The minimalist melody of “Morse Code” sets the tone for what is a largely simple song. Del Cid’s wiry vocals dwell on the expanse of the night sky, connecting the dots of constellations into a form of code that only she can decipher. The long distance acoustics echo on into the cosmos and across vast oceans with waves of melancholy. As this straightforward track trails off into silence, the listener is left stoically frozen by guitarist Toni Lindgren’s acoustic work.
The title track is carried by a string arrangement that swings along with each bout of gloomy glory it brings. “The Cooling” plays like a funeral waltz, swaying to and fro for one last dance before the blood runs frigid. Even when del Cid is waxing poetic about walking dead, she isn’t over-the-top in her delivery. Frankly, she gives as little effort as she can and still presents a sorrow-driven vocal that doesn’t sound forced or manufactured.
“Xanadu” is where del Cid finds her feet again after “Morse Code” and “Giving Up” do their best to knock out all of the upbeat feelings that “Where The Sun Always Shines” had built. That’s not to say that del Cid was off her game during that stretch, but it is refreshing to hear her step outside of herself into a surf rock-ish melody. Del Cid rides the waves of the tropical composition and outwardly scoffs at its "head in the clouds" theme. Still, she retains a zest in her voice, a dynamic she pulls out of her hat from time to time.

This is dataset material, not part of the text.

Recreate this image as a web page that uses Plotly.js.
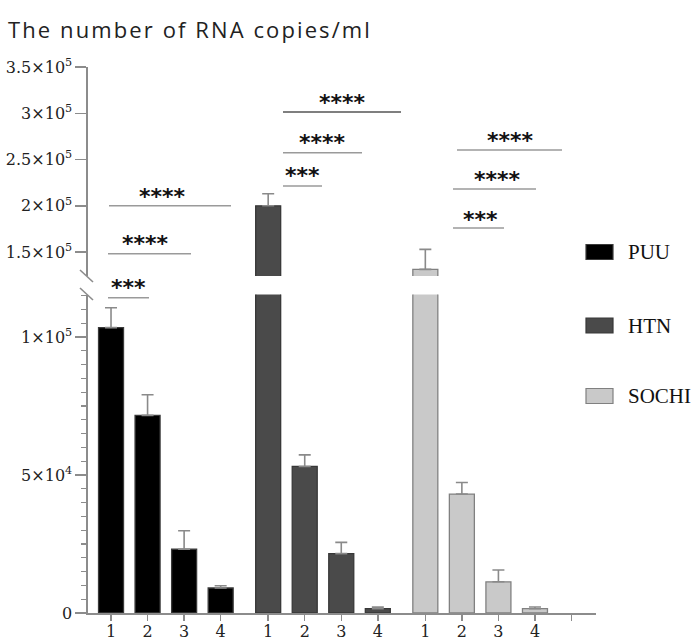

The Cooling give del Cid a platform for her prowess as a subtle and cunning singer-songwriter. On the surface, you may not think of del Cid as having bravado. However, it is there in the slightest of ways on this record. Between the syllables, there is a sharpness that outweighs the soft sonics of her vocals. On point with her vocals and the complements of her backing members, del Cid has a winner in The Cooling, a record that will take you by surprise and becomes an exceptional work in the process.